My daily Garden Journal, started seven years ago, shows that we've had a freeze the first week of June half the time. A section in our local newspaper lists stories from 130, 100, 50, 20 and 10 years ago. Today's paper says ten years ago, a five-inch June snowfall knocked out power to 9,000 homes. I know lots of places have gardens up and going full-speed, but around here cold-season crops are the only thing ready to harvest.
With this dressing, I like a salad of just spinach leaves, some very thin slices of a mild red onion, and sliced fresh button mushrooms. The egg yolks dissolve when shaken to emulsify the dressing, and the whites will sink to the bottom if the dressing sits for a while. If you're making an individual salad, store the extra dressing in the refrigerator, use within 3 days, and spoon the dressing on to distribute the whites of the eggs equally.
Egg Dressing for Spinach Salad (makes enough for one family-size salad, or 3-4 individual salads)
½ cup olive oil
3 tablespoons red wine vinegar
1 teaspoon seasoned salt (I use Lawry's)
2 hard-cooked eggs, peeled and chopped into ½" dice
Put everything into a jar with a tight-fitting lid and shake well. It's best to use one with a plastic or enameled lid, to avoid any interaction between the acidic vinegar and a metallic lid. Toss with salad just before serving.
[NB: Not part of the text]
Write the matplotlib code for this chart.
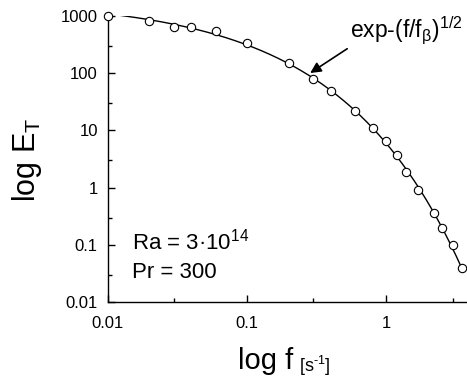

Shortcut Caesar Dressing (makes enough for one family-size salad, or 3-4 individual salads)
1 clove garlic, peeled
¼ cup mayonnaise (if you use non-fat mayo, it makes this a great low-fat dressing)
1 tablespoon vinegar (white, red, balsamic, whatever)
1 tablespoon lemon juice
2 teaspoons olive oil
½ teaspoon anchovy paste (I buy it in a little tube - lasts a couple of seasons)
⅛ teaspoon salt
Finely mince garlic (in a mini food processor if you use one - I don't, so I just smash and mince the garlic and then mix everything else in with a fork). Add the rest of the ingredients and mix until smooth. Can be stored covered in the refrigerator 4-5 days. Toss with lettuce just before serving, add cheese and croutons, and toss again.
3 comments:
I love salad!
My CSA farmer generously gave me a sneak-peak with mountains of greens (bibb, arugula, mesclun, baby spinach, radish greens, and more that I don't even recognize). Combined with the greens from my own garden, and I have been having an enormous salad for lunch every day. I love the mixed greens, such a different flavor in each mouthful. No dressings, but I do enjoy snipping fresh scallion and garlic greens into the salad. This is the time of year for it, before the summer crops come into season and once winter is past. I am inundated now, and I don't mind a bit!
I use an empty spice jar to mix my dressings in, they are the perfect size for just a few servings and both the glass and plastic varieties have plastic lids.